O início do novo diálogo entre Emmanuel Macron e Abdelmadjid Tebboune marca, de certa forma, um retorno à uma “situação de normalidade” que prevalecia antes. Embora marcadas por um longo histórico de tensões, as relações franco-argelinas passam por uma crise de proporções sem precedentes nos últimos meses. A espinhosa questão do Saara Ocidental não foi mencionada explicitamente na declaração presidencial conjunta depois da ligação, ela poderá, no entanto, ser discutida em particular pelos dois líderes. 


Por fim, os dois líderes discutiram o destino do escritor Boualem Sensal, preso na Argélia, para quem o presidente francês pediu “um gesto de clemência e humanidade”.


O autor argelino de 80 anos, acusado de violar a integridade do território argelino foi finalmente condenado a cinco anos em 27 de março (ele arriscava dez), aumentando as esperanças de que um perdão presidencial poderia ser eventualmente concedido. Mas estamos longe desse cenário. Nessa retomada de contato entre presidentes, foi a “abordagem argelina que prevaleceu”, Argel se recusou a permitir que a libertação de Boualem Sensal “fosse uma condição para iniciar o diálogo” e Macron aceitou mesmo se ele descreveu a sentença como “totalmente arbitrária” e pediu expressamente a libertação do escritor.
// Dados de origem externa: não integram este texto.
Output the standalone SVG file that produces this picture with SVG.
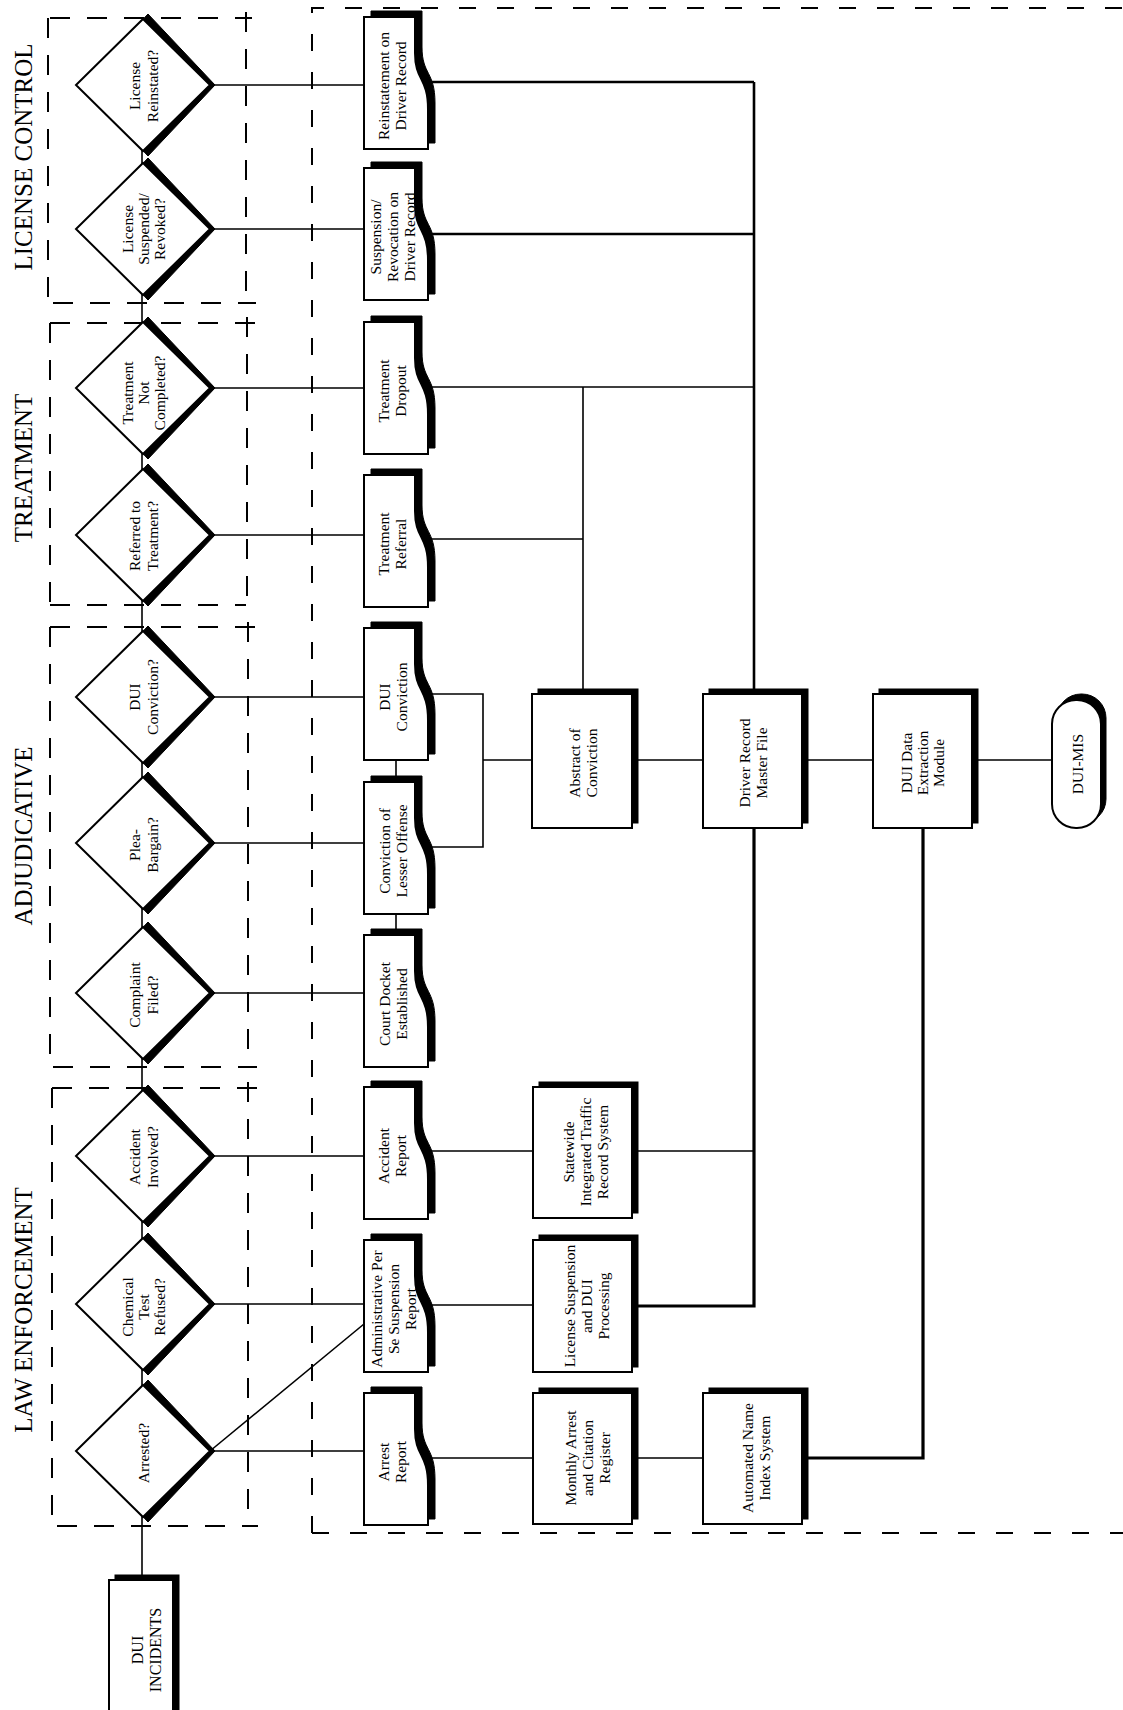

É provável que as relações bilaterais continuem a flutuar de acordo com os interesses políticos na França, faltando dois anos para a eleição presidencial, assim como na Argélia, onde a questão da memória é levantada regularmente. A questão da Argélia e sua memória, as OQTFs, a segurança e as relações econômicas permanecerão centrais até 2027.